A new generation of Maya artists is developing in Guatemala in the twenty-first century.
One of the most exciting young artists today is Marlon José Luisiñho Puac Méndez. A Tz'utuhil Maya from San Pedro la Laguna, he grew up in the midst of a thriving artistic tradition. He went to art school in Guatemala City, and has developed exciting new concepts for his work.
Early Maya Artists
In the early twentieth century, a new type of painting was born in Guatemala. Known as "naive" or "popular" art, it drew upon the rich indigenous cultural tradition of weaving, as well as the artistic heritage of the ancient Maya.
In 1929, Rafaél González y González (1907-1996) of the Tz'utuhil Maya mixed aniline dyes used by the weavers with sap from a tree. He began to paint images reflecting traditional Maya life. Some of his sons and grandsons also became artists, expressing in vibrant oil paintings a rich indigenous culture that has survived 500 years of brutal oppression.

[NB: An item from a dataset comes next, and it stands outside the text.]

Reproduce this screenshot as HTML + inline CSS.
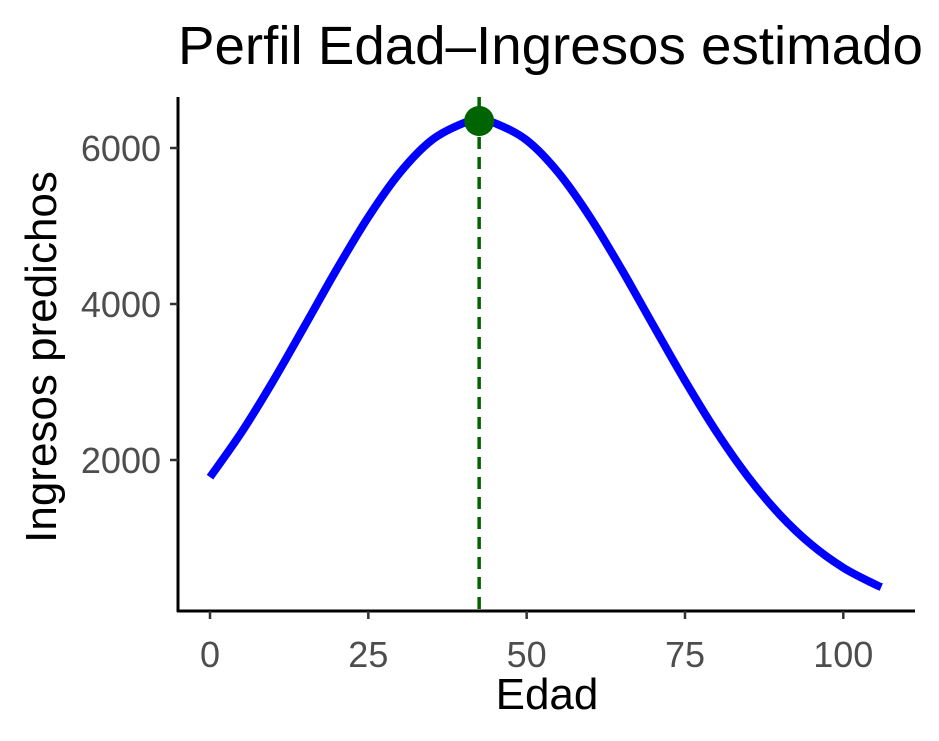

In San Juan Comalapa, the Kaqchikel Maya artist Andres Curruchich Cúmez (1891-1969) also began to paint in the late 1920s. He taught many other aspiring artists, and many of his own descendents are well-known painters today.
Tz'utuhil artist Juan Sisay (1921-1989) began to paint in the 1940s in Santiago Atitlán. Today his three sons—Juan Francisco Sisay, Juan Diego Sisay, and Juan Manuel Sisay—are well-known painters.